I think I concur, but you might want to see if others even agree that those are the major common elements of Forge-type thematic "story games".

However (if I say so myself) I think I've hit it; basically, what those games offer is, in Forge terms, various movements into "non-Vanilla Narrativism". That is, if you look at the entry "Vanilla Narrativism" at the Forge, you see that its opposite, within the "Nar" camp, would be games that employ notable use of "Director Stance" for players, atypical distribution of GM tasks, verbalizing the "Premise" in abstract terms, overt organization of narration, or improvised additions to the setting or situations. What I wrote above is basically saying the same thing.

You could also say that Forge games are typically expressions of Ron's skepticism that
QuoteI do not think that a story can be reliably created, with players as co-creators, via the means of Actor Stance, continuous suspension of disbelief, immersion (as narrowly defined), or anything similar.
I.e., in order to reliably accomplish their "Nar-ness", they explicitly call for players to assume OOC stances, break SOD, and/or give up immersion. This may be a quantity thing; nobody thinks you can play a game without at some point doing those things. (E.g., you aren't in-character when you call your friends and ask if they'd like to play such-and-such a game.) So if you want to nit-pick, you can say those games go past some semi-subjective limit in the use of those things, particularly in writing them into the rules.

If I've got my RPG-Genetics right, a lot of that comes from Universalis, which is a descendant of Once Upon a Time and Pantheon, probably passed from there into the first crop of designed-at-the-Forge games, and thence into games such as The Mountain Witch.
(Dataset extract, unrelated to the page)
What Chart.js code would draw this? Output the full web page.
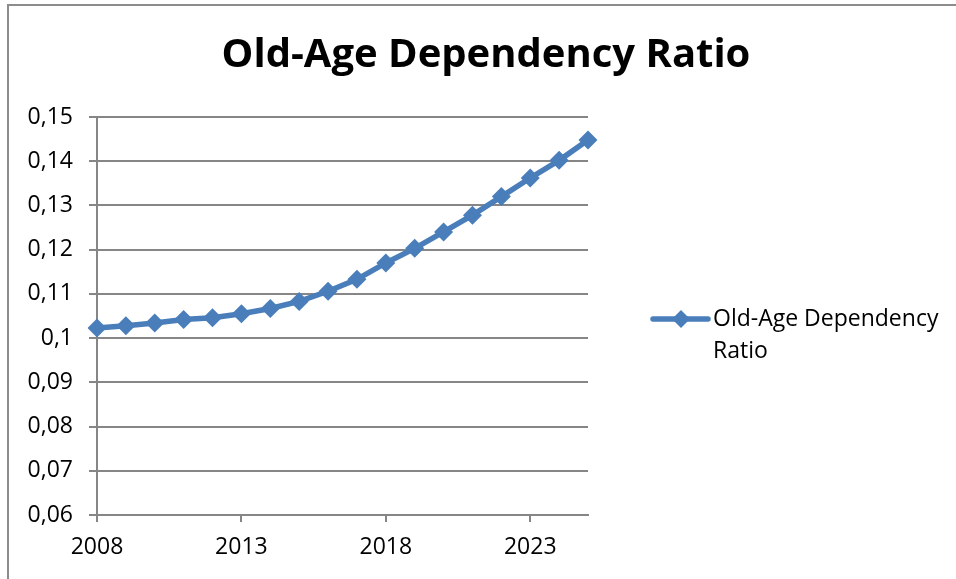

The other major ingredient commonly found, flag-framing, came from Sorcerer (probably as a refinement of some other game, most likely Champions) and is now pretty much de riguer.

Note that Mike Holmes doesn't really consider Universalis to be an RPG.

droog

Ron Edwards identifies two 'superfamilies' of Forge narr games, which I think agree substantially with your analysis.

QuoteOn the left-hand side, one superfamily is rooted in stuff like Over the Edge and Cyberpunk and goes on through the "door" of Sorcerer, branching apart from there. It includes Dogs in the Vineyard.

On the right-hand side, the other superfamily is rooted in stuff like Story Engine and Soap, and it goes on through the "door" of Universalis, branching apart rather drastically from there. It includes (via MLWM) Polaris.
..............................
On the side which includes Dogs....what their characters want to do and start to do cannot be overriden or even mechanically modified by anyone else at the table. If you state, "He kisses her," and the group goes into the Conflict Resolution system, it's established, the kiss is both intended and initiated.

On the side which includes Polaris....If you state, "He kisses her," then eventually, the way the scene works out, it's at least possible that he never even thought about or tried to kiss her.
The past lives on in your front room
The poor still weak the rich still rule
History lives in the books at home
The books at home

Gang of Four
[/size]

arminius

I thought of that family tree, but I don't really see a connection to my analysis. In my mind, that division has more to do with narration-trading vs. pre-narration, and generally the level of consensus called for in the rules, than it does with distributed/shared narration vs. flag framing.